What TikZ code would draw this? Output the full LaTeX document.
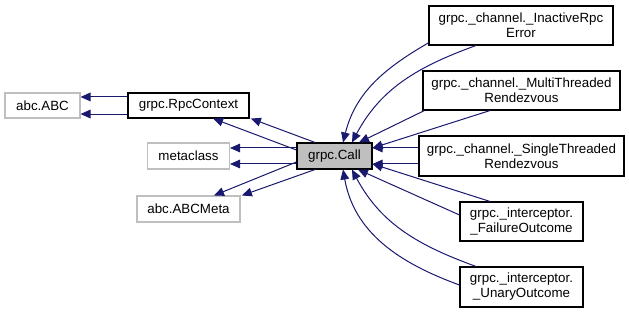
\documentclass[tikz,border=0pt]{standalone}
\usepackage{fontspec}
\setmainfont{Liberation Sans}
\usetikzlibrary{arrows.meta}
\definecolor{edgeblue}{HTML}{191970}
\definecolor{lightframe}{HTML}{BFBFBF}
\definecolor{callfill}{HTML}{BFBFBF}
\begin{document}
\begin{tikzpicture}[x=0.75pt,y=-0.75pt,
  box/.style={draw=black,line width=0.8pt,fill=white,inner sep=0pt,
    align=center,font=\fontsize{10}{11.25}\selectfont},
  extbox/.style={box,draw=lightframe},
  mainbox/.style={box,fill=callfill},
  link/.style={draw=edgeblue,line width=0.75pt,
    -{Triangle[length=7.5pt,width=6.5pt]}}]
\useasboundingbox (0,0) rectangle (629,313);

% base classes on the left
\node[extbox,minimum width=75*0.75pt,minimum height=25*0.75pt] (abc) at (42.5,105.5) {abc.ABC};
\node[box,minimum width=121*0.75pt,minimum height=25*0.75pt] (rpc) at (188.5,105.5) {grpc.RpcContext};
\node[extbox,minimum width=82*0.75pt,minimum height=26*0.75pt] (meta) at (188.5,156) {metaclass};
\node[extbox,minimum width=103*0.75pt,minimum height=26*0.75pt] (abcmeta) at (188.5,209) {abc.ABCMeta};

% the class itself
\node[mainbox,minimum width=75*0.75pt,minimum height=26*0.75pt] (call) at (334.5,156) {grpc.Call};

% derived classes on the right
\node[box,minimum width=184*0.75pt,minimum height=39*0.75pt] (inactive) at (521,25.5) {grpc.\_channel.\_InactiveRpc\\Error};
\node[box,minimum width=197*0.75pt,minimum height=39*0.75pt] (multi) at (521.5,90.5) {grpc.\_channel.\_MultiThreaded\\Rendezvous};
\node[box,minimum width=205*0.75pt,minimum height=40*0.75pt] (single) at (521.5,156) {grpc.\_channel.\_SingleThreaded\\Rendezvous};
\node[box,minimum width=123*0.75pt,minimum height=39*0.75pt] (failure) at (521.5,221.5) {grpc.\_interceptor.\\\_FailureOutcome};
\node[box,minimum width=123*0.75pt,minimum height=40*0.75pt] (unary) at (521.5,287) {grpc.\_interceptor.\\\_UnaryOutcome};

% RpcContext -> abc.ABC
\draw[link] ([yshift=6.4pt]rpc.west) -- ([yshift=6.4pt]abc.east);
\draw[link] ([yshift=-6.4pt]rpc.west) -- ([yshift=-6.4pt]abc.east);

% Call -> RpcContext
\draw[link] ([yshift=4.5pt]call.west) -- ([xshift=18.4pt]rpc.south);
\draw[link] ([xshift=-14.6pt]call.north) -- ([xshift=1pt]rpc.south east);

% Call -> metaclass
\draw[link] ([yshift=6pt]call.west) -- ([yshift=6pt]meta.east);
\draw[link] ([yshift=-6pt]call.west) -- ([yshift=-6pt]meta.east);

% Call -> abc.ABCMeta
\draw[link] ([yshift=-4.5pt]call.west) -- ([xshift=19.1pt]abcmeta.north);
\draw[link] ([xshift=-14.6pt]call.south) -- ([xshift=1pt]abcmeta.north east);

% InactiveRpcError -> Call
\draw[link] ([yshift=2pt]inactive.south west) to[out=210,in=76] ([xshift=6.4pt]call.north);
\draw[link] ([xshift=-33.8pt]inactive.south) to[out=200,in=62] ([xshift=13.1pt]call.north);

% MultiThreadedRendezvous -> Call
\draw[link] ([xshift=1.5pt]multi.south west) -- ([xshift=18.4pt]call.north);
\draw[link] ([xshift=-23.6pt]multi.south) -- ([yshift=6pt]call.east);

% SingleThreadedRendezvous -> Call
\draw[link] ([yshift=6pt]single.west) -- ([yshift=6pt]call.east);
\draw[link] ([yshift=-6pt]single.west) -- ([yshift=-6pt]call.east);

% FailureOutcome -> Call
\draw[link] ([xshift=-23.6pt]failure.north) -- ([yshift=-6pt]call.east);
\draw[link] ([yshift=4.9pt]failure.west) -- ([xshift=17.6pt]call.south);

% UnaryOutcome -> Call
\draw[link] ([xshift=-34.1pt]unary.north) to[out=160,in=-62] ([xshift=13.1pt]call.south);
\draw[link] ([yshift=1.5pt]unary.west) to[out=160,in=-80] ([xshift=6.4pt]call.south);
\end{tikzpicture}
\end{document}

※

To do
The lines from the start of the data through the line that contains "(0,0) rectangle (629,313);" are to be returned exactly, please, with both ends included and every picture left out.

Answer in full
What TikZ code would draw this? Output the full LaTeX document.
\documentclass[tikz,border=0pt]{standalone}
\usepackage{fontspec}
\setmainfont{Liberation Sans}
\usetikzlibrary{arrows.meta}
\definecolor{edgeblue}{HTML}{191970}
\definecolor{lightframe}{HTML}{BFBFBF}
\definecolor{callfill}{HTML}{BFBFBF}
\begin{document}
\begin{tikzpicture}[x=0.75pt,y=-0.75pt,
  box/.style={draw=black,line width=0.8pt,fill=white,inner sep=0pt,
    align=center,font=\fontsize{10}{11.25}\selectfont},
  extbox/.style={box,draw=lightframe},
  mainbox/.style={box,fill=callfill},
  link/.style={draw=edgeblue,line width=0.75pt,
    -{Triangle[length=7.5pt,width=6.5pt]}}]
\useasboundingbox (0,0) rectangle (629,313);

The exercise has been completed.